= Jennifer Beech =

TV Host

Jennifer Beech is a Canadian television host. In the early 1990s she appeared on YTV as "PJ Jenn." She left YTV in 1994 to become the host of BBS Master Control which consisted of a line-up of children's programming from Walt Disney Animation Studios. She held that position until 1997 when she left to work on OLN.

Beech studied theatre at the University of Guelph, intending to get into public relations, event marketing, or sports promotion.

In 1992, YTV was looking to cast new PJs, the channel's term for Programming Jockeys, meant to parallel the Video Jockeys (VJs) of MuchMusic. Beech wasn't interested, but her mother encouraged her to audition, teaching her four guitar chords, and popular Victorian song "Star of the Evening". At YTV, she notes that she learned not only hosting skills, but all the elements dealt with by television crews, from lighting to production. PJ Jen was co-host of The Zone with PJ Phil, albeit appearing infrequently. Primarily, she was host of weekend morning programming.

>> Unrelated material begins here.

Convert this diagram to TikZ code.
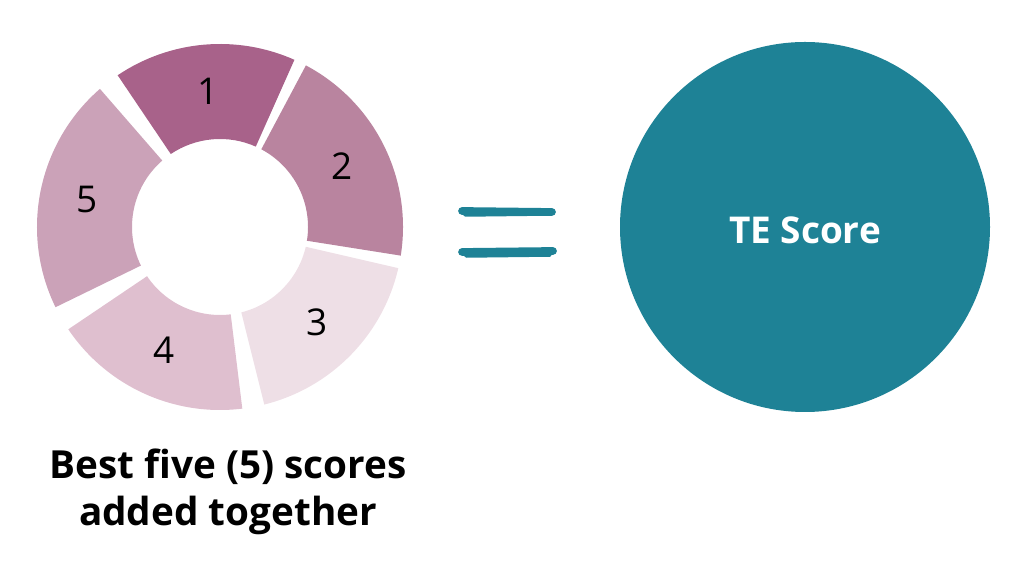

Beech moved to the Baton Broadcasting System's then unnamed and conceptless children's programming block in 1995, feeling she had professionally grown as much was possible at YTV. Executives Ivan Fecan and Suzanne Steves were listed as behind her hiring. The program, eventually named Master Control, featured Jenn between Disney-produced television programs, and out in the Greater Toronto Area in taped segments. In fall 1996, Beech launched a show called Road Crew, aired late in the Saturday lineup. The series was an outdoor adventure series for pre-teens. When appearing at the CNE in 1996, she was still referred as PJ Jenn Beech.

In 1997, Beech left the program to work at OLN; her hosting duties were taken over by former child actress Melyssa Ade.

Her parents are singer Sandra Beech and advertising executive Len Beech, and her uncles are Will and George Millar of The Irish Rovers.